Six women — all residents of Fairbanks Ranch — came forward and bought percentages in the horse, with high expectations for her future. Along with Stephens, Las Damas co-president Sandra den Uijl, vice president Marianne Hoffman and members Lori Poleshuk, Frances Splinter and Agnes Baralett became owners. Collectively, they came up with the name Lady Fairbanks.
“We’re hoping we have a good horse,” Stephens said.
So far, the filly — trained by Craig Dollase — has made three starts. She finished fifth in her first outing, on July 7 at Hollywood Park in Inglewood, and then narrowly missed breaking her maiden with a runner-up effort on Del Mar’s opening day.

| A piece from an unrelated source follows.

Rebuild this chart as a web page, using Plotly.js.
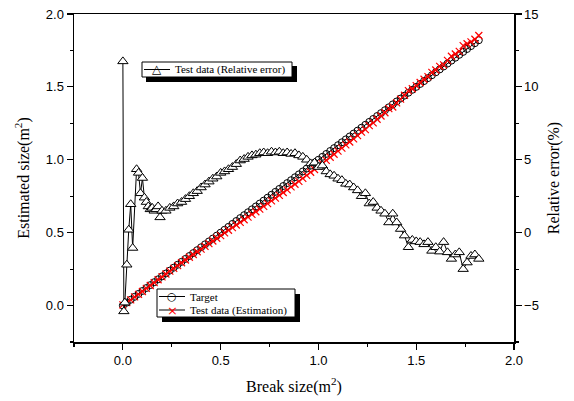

Lady Fairbanks’ most recent start was Aug. 21 when she finished third behind Sister Moon, who set a track record for 5 1/2 furlongs.
According to Stephens, Lady Fairbanks will rest until this fall, and may possibly make her next start at Santa Anita Park in Arcadia.
While Stephens already had a stake in about a dozen racehorses — through West Point and a couple of other partnerships — other members of the Las Damas group were new to the sport.
Poleshuk had once been a horse owner and competed on the show circuit. She said she was looking for a way to be around horses once again, so the idea of owning a share appealed to her. But until the start of this year’s Del Mar meet, Poleshuk had never been to the races.
Hoffman had some exposure to equines — her father enjoyed riding, but she said that because his horse sometimes spooked, it caused her to have a fear of the animal.
These days, “I’m getting comfortable,” she said. “It’s more fun when you have a stake in a race ... It’s really exciting to be a horse owner, even if it is just a fraction.”
Although she didn’t grow up around them, den Uijl said she loves horses. Having attended Del Mar’s opening day for the last five years, “I figured maybe it would be a good time to start investing since I come a lot,” she said.
Splinter explained that she wanted in on the partnership so she could meet new people. A relative newcomer to the area — she moved from Canada two years ago — Splinter said it’s a way to open up socially. But she added that she also enjoys horses.
Den Uijl, Hoffman, Poleshuk and Splinter indicated that they would be interested if the chance arose to own more racehorses.
“What a great opportunity to get women involved in the world of horse racing,” Stephens said. “Thanks to West Point for letting us do that; there are five new women now involved in the sport.”